5 Responses to “Communism Always Fails”

  1. Sunnyside says:

    Food shortages? Yes, but spare a thought for poor Kim Jong-Il. He has his problems too. He had to stop drinking cognac because of health concerns, and now all he’s got is his 10,000-botle wine cellar.

  2. DJ says:

    In the proper sense of Marx’s theory, all the so-called communist countries were/are really socialist instead. But then everyone use the communist tag instead, and who am I to argue about this.

    That said, I wouldn’t call North Korea a communist country. The elder Kim established essentially a semi-theocracy around his personality cult, which is now passed on to his son. This is rather unique and not seen anywhere else.

    I wouldn’t call China a communist country either. I am often amazed to think that China is more capitalistic than most of the countries in the world purely from economic perspective. (And Marx famously said that the economic base dictates the political superstructure.) Frankly the party should be called CINO, communist in name only. :-)
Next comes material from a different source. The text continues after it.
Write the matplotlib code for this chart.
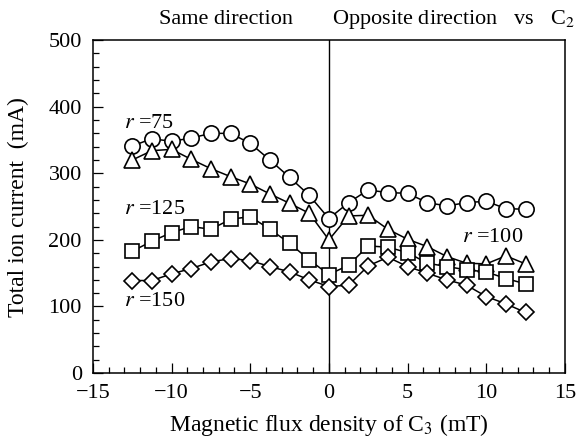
import numpy as np
import matplotlib
matplotlib.use("Agg")
import matplotlib.pyplot as plt
from matplotlib.ticker import MultipleLocator

plt.rcParams['font.family'] = ['Liberation Serif', 'DejaVu Serif']
plt.rcParams['mathtext.fontset'] = 'stix'

# flux density of C3 (mT)
flux = [-12.5, -11.25, -10, -8.75, -7.5, -6.25, -5, -3.75, -2.5, -1.25, 0,
        1.25, 2.5, 3.75, 5, 6.25, 7.5, 8.75, 10, 11.25, 12.5]

# total ion current (mA)
r75 = [341, 352, 348, 353, 360, 360, 345, 320, 294, 267, 232,
       256, 275, 271, 270, 256, 251, 256, 258, 247, 246]
r100 = [320, 334, 336, 321, 307, 295, 284, 269, 255, 240, 200,
        236, 237, 216, 201, 190, 175, 165, 164, 176, 164]
r125 = [183, 198, 211, 220, 216, 231, 235, 216, 195, 170, 148,
        162, 191, 189, 181, 165, 160, 155, 152, 142, 134]
r150 = [139, 139, 149, 157, 167, 172, 169, 160, 152, 140, 130,
        132, 161, 174, 160, 150, 140, 132, 115, 104, 91]

fig = plt.figure(figsize=(5.77, 4.41), dpi=100)
ax = fig.add_axes([0.161, 0.154, 0.818, 0.755])

style = dict(color='black', lw=1.1, markerfacecolor='white',
             markeredgecolor='black', markeredgewidth=1.2)
ax.plot(flux, r75, marker='o', ms=11, **style)
ax.plot(flux, r100, marker='^', ms=11, **style)
ax.plot(flux, r125, marker='s', ms=9.5, **style)
ax.plot(flux, r150, marker='D', ms=8.5, **style)

ax.axvline(0, color='black', lw=1.0, zorder=0)

ax.set_xlim(-15, 15)
ax.set_ylim(0, 500)
ax.xaxis.set_major_locator(MultipleLocator(5))
ax.xaxis.set_minor_locator(MultipleLocator(1))
ax.yaxis.set_major_locator(MultipleLocator(100))
ax.yaxis.set_minor_locator(MultipleLocator(20))
ax.tick_params(which='both', direction='in', top=False, right=False,
               labelsize=16, width=0.9)
ax.tick_params(which='major', length=7)
ax.tick_params(which='minor', length=4)
ax.tick_params(axis='x', pad=8)
ax.tick_params(axis='y', pad=8)

for s in ax.spines.values():
    s.set_linewidth(1.1)

ax.set_xlabel('Magnetic flux density of C$_3$ (mT)', fontsize=17, labelpad=6)
ax.set_ylabel('Total ion current  (mA)', fontsize=17, labelpad=14)

lab = dict(fontsize=16, ha='left', va='center')
ax.text(-13.0, 375, r'$\it{r}$ =75', **lab)
ax.text(-13.0, 245, r'$\it{r}$ =125', **lab)
ax.text(-13.0, 107, r'$\it{r}$ =150', **lab)
ax.text(8.45, 204, r'$\it{r}$ =100', **lab)

fig.text(0.392, 0.955, 'Same direction', fontsize=16, ha='center', va='center')
fig.text(0.575, 0.955, 'Opposite direction   vs   C$_2$', fontsize=16,
         ha='left', va='center')

fig.savefig('out.png', dpi=100)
    Come to think of it, are there any true communist countries left? Cuba might be one. Any other?

  3. howard pomeroy says:

    Sorry to startle all of you out of your clever attempts to blame Communism, Socialism, etc. for the food shortages in N.Korea. The shortages are in fact caused by global warming which altered flood cycles in N.Korea and caused massive flooding which largely destroyed the rice crop. This same thing occurred in the same valley in N.Korea several years ago, and therefore proves the insidious, creeping effects of the slowly warming earth which now is beginning to be felt by the poorer countries of the world. Rich countries may be the last to notice the food shortages, but it is coming, and ,I believe, it is too late to turn the situation around.
    Put that in your bong, and take a puff!
    Bro. Howard

  4. lisbeth says:

    I know you’re referring to capital c Communism (aka Marxism-Leninism), but technically, Merriam-Webster states that communism (with a small c) is: 1 a: a theory advocating elimination of private property b: a system in which goods are owned in common and are available to all as needed. By that definition the Hutterian Brethren have been proving you wrong since 1536.

  5. bobby says:

    I’m sorry i do not support communism but i would have to say due to the huge economic boom that china is going through that communism does not always fail. North Korea is still under reformation efforts from the first Korean war. However they are also supporting an army of almost 10 million, the largest in the world. Hmm… maybe that has something to do with it.